Written problem: Leaving out all pictures, please print only the lines from the one containing "Give me the TikZ source for this diagram." through the one containing "(7,10) rectangle (1399,900);".
### Stored data ###
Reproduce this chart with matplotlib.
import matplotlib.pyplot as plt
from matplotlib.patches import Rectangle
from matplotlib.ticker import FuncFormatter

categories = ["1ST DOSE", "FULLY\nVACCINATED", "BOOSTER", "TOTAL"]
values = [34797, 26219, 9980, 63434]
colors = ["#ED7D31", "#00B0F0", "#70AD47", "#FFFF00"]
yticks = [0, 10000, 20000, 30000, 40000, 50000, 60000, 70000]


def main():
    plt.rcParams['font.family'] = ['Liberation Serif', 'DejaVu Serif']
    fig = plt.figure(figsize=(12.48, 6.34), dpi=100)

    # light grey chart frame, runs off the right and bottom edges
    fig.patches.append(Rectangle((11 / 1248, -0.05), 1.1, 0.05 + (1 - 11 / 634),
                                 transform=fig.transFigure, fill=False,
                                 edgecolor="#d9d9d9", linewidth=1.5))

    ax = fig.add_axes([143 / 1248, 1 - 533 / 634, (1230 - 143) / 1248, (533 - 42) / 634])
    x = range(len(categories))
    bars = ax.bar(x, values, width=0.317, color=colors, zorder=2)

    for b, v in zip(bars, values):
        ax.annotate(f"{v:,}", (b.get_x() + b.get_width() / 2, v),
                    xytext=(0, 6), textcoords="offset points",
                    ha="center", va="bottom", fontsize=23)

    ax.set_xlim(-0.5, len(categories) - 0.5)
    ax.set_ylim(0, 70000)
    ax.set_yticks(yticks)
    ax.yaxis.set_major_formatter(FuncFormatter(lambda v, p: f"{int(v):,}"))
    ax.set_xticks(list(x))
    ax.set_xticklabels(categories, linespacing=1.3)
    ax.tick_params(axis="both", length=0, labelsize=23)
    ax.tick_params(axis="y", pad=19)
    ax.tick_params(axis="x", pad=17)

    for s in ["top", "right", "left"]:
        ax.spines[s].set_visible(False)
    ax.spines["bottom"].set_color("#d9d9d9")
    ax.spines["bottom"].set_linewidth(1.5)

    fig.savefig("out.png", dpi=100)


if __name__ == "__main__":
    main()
###
### Stored data ###
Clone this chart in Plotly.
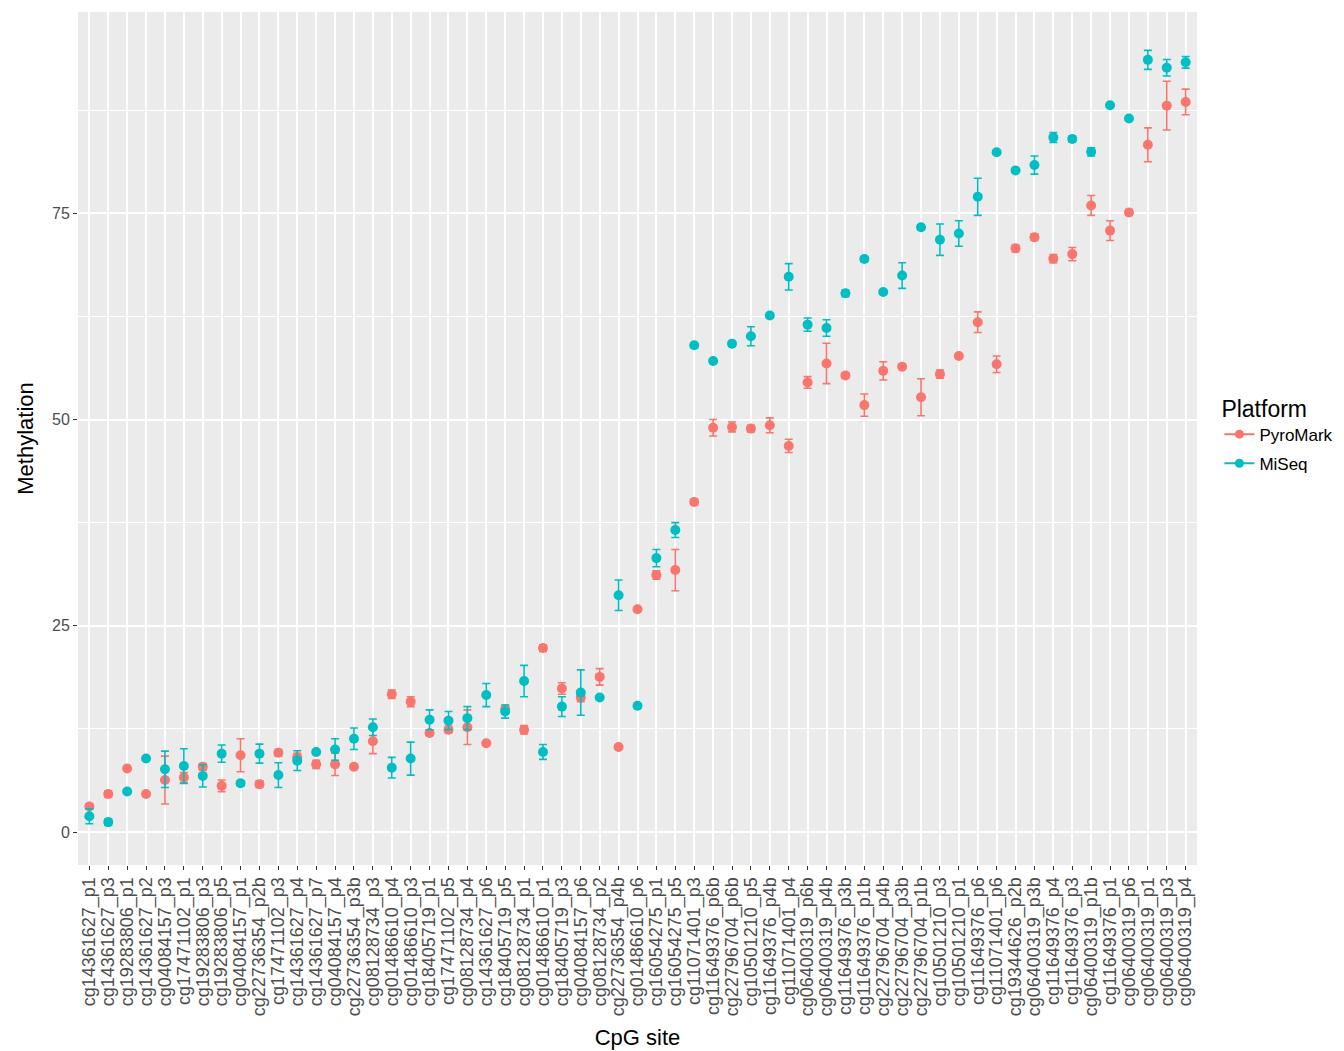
###
### Stored data ###
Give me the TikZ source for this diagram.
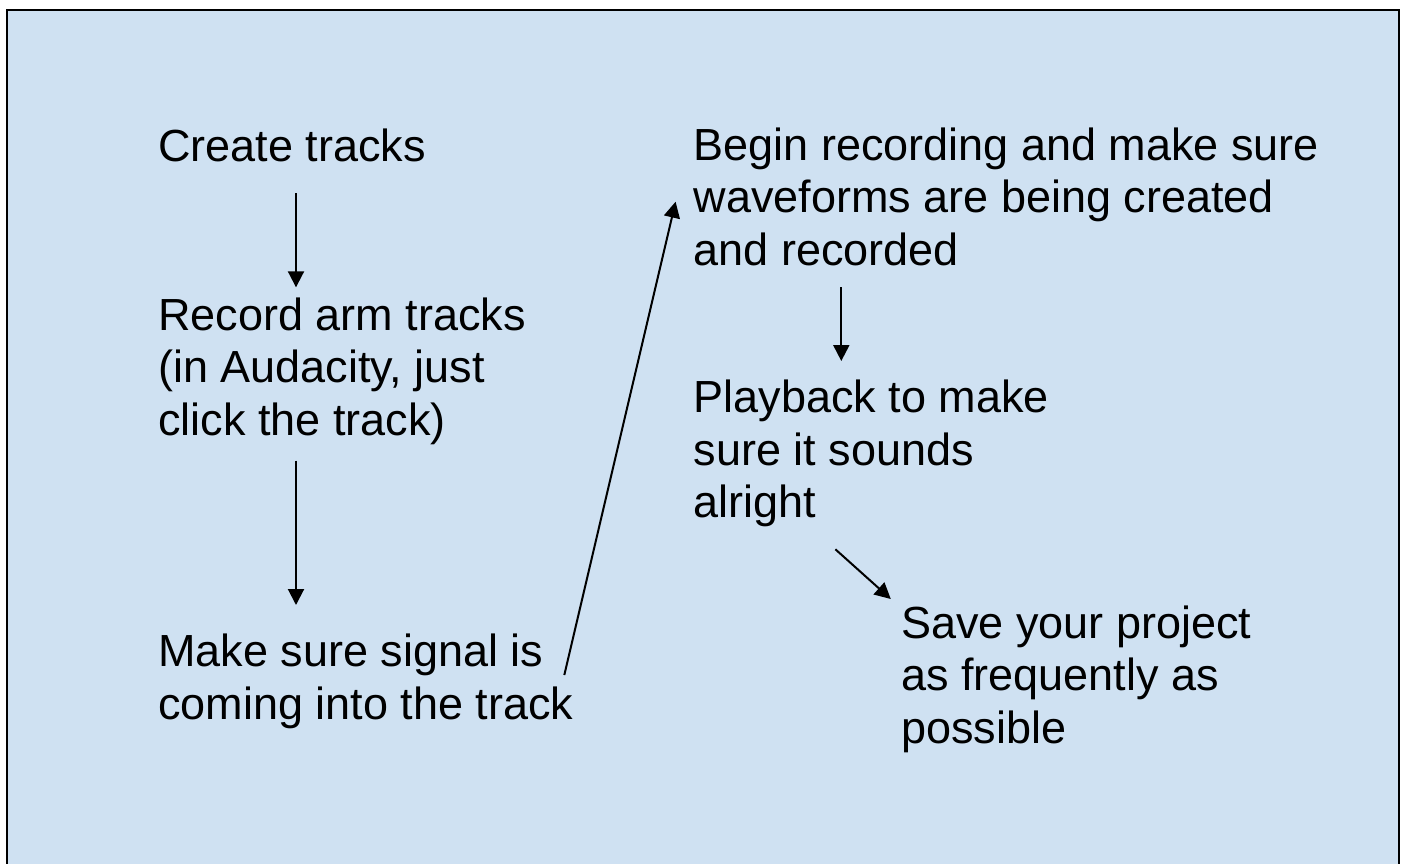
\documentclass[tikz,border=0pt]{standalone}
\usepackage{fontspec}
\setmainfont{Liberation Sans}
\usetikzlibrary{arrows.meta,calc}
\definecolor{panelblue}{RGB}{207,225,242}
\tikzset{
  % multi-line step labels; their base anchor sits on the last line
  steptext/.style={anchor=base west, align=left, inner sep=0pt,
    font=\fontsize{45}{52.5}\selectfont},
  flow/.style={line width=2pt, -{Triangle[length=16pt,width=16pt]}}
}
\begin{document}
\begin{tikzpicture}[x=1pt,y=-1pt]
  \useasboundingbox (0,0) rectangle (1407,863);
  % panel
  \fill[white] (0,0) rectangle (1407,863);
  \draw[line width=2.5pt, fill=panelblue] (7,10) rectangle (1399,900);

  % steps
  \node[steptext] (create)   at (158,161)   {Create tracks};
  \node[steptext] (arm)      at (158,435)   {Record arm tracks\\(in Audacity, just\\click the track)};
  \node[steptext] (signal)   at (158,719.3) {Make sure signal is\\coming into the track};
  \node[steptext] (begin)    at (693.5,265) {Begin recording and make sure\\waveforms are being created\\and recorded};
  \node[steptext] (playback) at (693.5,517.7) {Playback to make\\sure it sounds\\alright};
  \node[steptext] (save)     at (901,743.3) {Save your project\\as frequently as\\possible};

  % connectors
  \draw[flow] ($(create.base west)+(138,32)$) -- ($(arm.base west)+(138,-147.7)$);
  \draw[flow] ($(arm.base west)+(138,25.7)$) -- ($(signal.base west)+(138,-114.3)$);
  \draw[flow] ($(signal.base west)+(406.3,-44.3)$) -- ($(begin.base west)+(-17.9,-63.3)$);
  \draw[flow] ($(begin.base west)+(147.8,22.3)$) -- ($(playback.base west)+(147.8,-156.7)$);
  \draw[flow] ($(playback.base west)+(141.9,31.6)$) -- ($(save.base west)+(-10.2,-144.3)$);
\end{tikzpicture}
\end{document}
###
The reply:
Give me the TikZ source for this diagram.
\documentclass[tikz,border=0pt]{standalone}
\usepackage{fontspec}
\setmainfont{Liberation Sans}
\usetikzlibrary{arrows.meta,calc}
\definecolor{panelblue}{RGB}{207,225,242}
\tikzset{
  % multi-line step labels; their base anchor sits on the last line
  steptext/.style={anchor=base west, align=left, inner sep=0pt,
    font=\fontsize{45}{52.5}\selectfont},
  flow/.style={line width=2pt, -{Triangle[length=16pt,width=16pt]}}
}
\begin{document}
\begin{tikzpicture}[x=1pt,y=-1pt]
  \useasboundingbox (0,0) rectangle (1407,863);
  % panel
  \fill[white] (0,0) rectangle (1407,863);
  \draw[line width=2.5pt, fill=panelblue] (7,10) rectangle (1399,900);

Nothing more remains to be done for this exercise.